What would you like to take away from for our audience today to be about your art or about your book or about life?
Anything.
(group laughs) - Not too much.
(group laughs) - Well it's, hopefully it's a universal image that really does speak to, you know, anybody who encounters it that, you know, whether it's, you know, at children, adults, anything like that, it doesn't matter.
There's another thing going on here that the, the pieces have movable joints, so you can actually interact with the pieces too by physically having hands on with them.
And that was intended as a participatory element and, and ties in also with another childhood thing I used to do, which was 3D animation.
And I just always liked the idea of, of being able to come in and, and manipulate and adjust what was happening in the composition.
So again, that was a, a thing where the viewer is sort of invited to come in and be included in the process and, and, you know, have that experience.
So hope, hopefully it's just a, a universal commentary that is approachable like that.
- I, I would also just like to say, I, I can see your book serving as an ambassador in the larger world about the quality of work A&M Press does.
- Oh yeah.
- And we enjoyed working so much with everyone at the press.
We learned so much in this process and we really respect the work they did and, and the commitment the press has made to Texas art since 1974.
- Yeah.
- So we're, we're really happy to be associated.

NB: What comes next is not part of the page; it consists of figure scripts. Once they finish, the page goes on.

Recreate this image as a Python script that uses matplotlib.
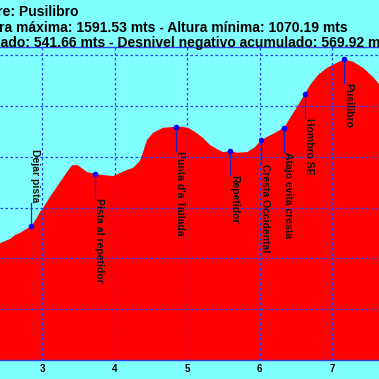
import matplotlib
matplotlib.use("Agg")
import matplotlib.pyplot as plt
from matplotlib.transforms import offset_copy

# ---- data ----
dist_km = [2.417, 2.555, 2.624, 2.692, 2.761, 2.851, 2.927, 2.968, 3.037, 3.106,
           3.175, 3.244, 3.341, 3.410, 3.479, 3.520, 3.617, 3.727, 3.837, 3.975,
           4.072, 4.168, 4.251, 4.348, 4.389, 4.444, 4.527, 4.665, 4.840, 4.927,
           5.010, 5.106, 5.217, 5.313, 5.410, 5.493, 5.589, 5.686, 5.824, 5.934,
           6.012, 6.099, 6.210, 6.334, 6.416, 6.513, 6.623, 6.692, 6.803, 6.927,
           7.065, 7.161, 7.285, 7.423, 7.561, 7.643]
elev_m = [1230, 1238, 1246, 1250, 1256, 1264, 1280, 1291, 1305, 1321,
          1335, 1350, 1370, 1383, 1384, 1380, 1370, 1366, 1364, 1362,
          1368, 1374, 1378, 1392, 1409, 1433, 1447, 1457, 1459, 1459,
          1457, 1449, 1437, 1423, 1415, 1409, 1411, 1408, 1409, 1419,
          1432, 1439, 1447, 1457, 1476, 1498, 1524, 1541, 1561, 1575,
          1585, 1591.5, 1587, 1575, 1557, 1543]

wp_names = ["Dejar pista", "Pista al repetidor", "Punta d'a Tailada", "Repetidor",
            "Cresta Occidental", "Atajo evita cresta", "Hombro SE", "Pusilibro"]
wp_km = [2.851, 3.727, 4.840, 5.589, 6.012, 6.334, 6.623, 7.161]
wp_elev = [1264, 1366, 1458, 1411, 1432, 1457, 1524, 1591.5]
wp_above = [True, False, False, False, False, False, False, False]

x_ticks = [3, 4, 5, 6, 7]
y_grid = [1100, 1200, 1300, 1400, 1500, 1600]

title_lines = ["Nombre: Pusilibro",
               "Altura máxima: 1591.53 mts - Altura mínima: 1070.19 mts",
               "Desnivel positivo acumulado: 541.66 mts - Desnivel negativo acumulado: 569.92 mts"]

# ---- figure ----
BG = "#80FFFF"
W = H = 379
fig = plt.figure(figsize=(W / 100, H / 100), dpi=100, facecolor=BG)
ax = fig.add_axes([0, (H - 360) / H, 1, (360 - 47) / H])
ax.set_facecolor(BG)
ax.set_xlim(2.417, 7.643)
ax.set_ylim(1000, 1616)

ax.fill_between(dist_km, elev_m, 900, color="#FF0000", lw=0, zorder=1)

ax.set_xticks(x_ticks)
ax.set_yticks(y_grid)
ax.set_yticklabels([])
ax.tick_params(axis="y", length=0)
ax.tick_params(axis="x", length=0, pad=3)
for lbl in ax.get_xticklabels():
    lbl.set_fontfamily("Liberation Sans")
    lbl.set_fontweight("bold")
    lbl.set_fontsize(7)
ax.grid(True, color="#2040FF", linestyle=(0, (2, 2)), linewidth=0.9, zorder=2)
ax.set_axisbelow(False)
for side in ("left", "right"):
    ax.spines[side].set_visible(False)
for side in ("top", "bottom"):
    ax.spines[side].set_color("#3040E0")
    ax.spines[side].set_linewidth(1)
    ax.spines[side].set_zorder(3)

fig.canvas.draw()
gap = 24
for name, xk, ye, above in zip(wp_names, wp_km, wp_elev, wp_above):
    px, py = ax.transData.transform((xk, ye))
    if above:
        end = ax.transData.inverted().transform((px, py + gap - 1))[1]
        ax.plot([xk, xk], [ye, end], color="#2020C0", lw=0.9, zorder=4)
        tr = offset_copy(ax.transData, fig, x=-1, y=gap - 1, units="dots")
        ax.text(xk, ye, name, rotation=-90, ha="left", va="bottom", transform=tr,
                fontsize=7.5, fontweight="bold", family="Liberation Sans",
                color="#101010", zorder=5)
    else:
        end = ax.transData.inverted().transform((px, py - gap))[1]
        ax.plot([xk, xk], [ye, end], color="#2020C0", lw=0.9, zorder=4)
        tr = offset_copy(ax.transData, fig, x=-1, y=-gap, units="dots")
        ax.text(xk, ye, name, rotation=-90, ha="left", va="top", transform=tr,
                fontsize=7.5, fontweight="bold", family="Liberation Sans",
                color="#101010", zorder=5)
ax.plot(wp_km, wp_elev, "o", color="#0000FF", ms=4, mec="none", zorder=6)

# title lines (clipped by the figure edges like the reference)
fig.text(78 / W, 1 - 16 / H, title_lines[0], ha="right", va="baseline",
         fontsize=10, fontweight="bold", family="Liberation Sans")
fig.text(348 / W, 1 - 31.5 / H, title_lines[1], ha="right", va="baseline",
         fontsize=10, fontweight="bold", family="Liberation Sans")
fig.text(393 / W, 1 - 46.5 / H, title_lines[2], ha="right", va="baseline",
         fontsize=10, fontweight="bold", family="Liberation Sans")

fig.savefig("out.png", dpi=100, facecolor=BG)
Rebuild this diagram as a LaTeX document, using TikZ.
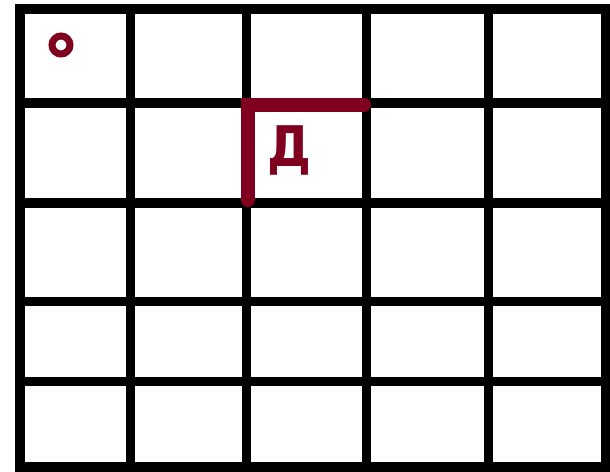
\documentclass[tikz,border=0pt]{standalone}
\usepackage{fontspec}
\newfontfamily\dejavu{DejaVu Sans}
\definecolor{maroon}{RGB}{128,0,32}
\tikzset{
  gridline/.style={black, line width=9.5pt},
  redmark/.style={maroon, line width=14pt, line cap=round, line join=miter},
  letter/.style={text=maroon, font=\dejavu\bfseries\fontsize{56}{56}\selectfont, inner sep=0pt, anchor=base, xscale=0.88}
}
\begin{document}
\begin{tikzpicture}[x=1pt,y=-1pt]
\useasboundingbox[fill=white] (0,0) rectangle (610,471);
% vertical lines
\foreach \x in {130.5,246.5,366.5,488.5} \draw[gridline] (\x,9) -- (\x,467);
% horizontal lines
\foreach \y in {103,203,301.5,381.5} \draw[gridline] (20,\y) -- (606,\y);
% outer frame
\draw[gridline] (20,9) rectangle (606,467);
% circle
\node[draw=maroon, line width=7pt, circle, minimum size=18pt, inner sep=0pt] (ring) at (61,45) {};
% red corner
\coordinate (cb) at (247.5,200);
\coordinate (cc) at (247.5,105);
\coordinate (ce) at (364,105);
\draw[redmark] (cb) -- (cc) -- (ce);
% letter
\node[letter] (d) at (289,166) {Д};
\end{tikzpicture}
\end{document}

- That's so kind of you to say.
We really want every book to be, you know, an ambassador of our good work.
But I do think the art books have something special 'cause it's got that visual element.
- Yeah.
- Well, we are out of time.
I wanna thank you both so much for being here.
This was a fantastic conversation.
The book again is The Art of David Everett: Another World.
Thank you so much for joining us, and I will see you again soon.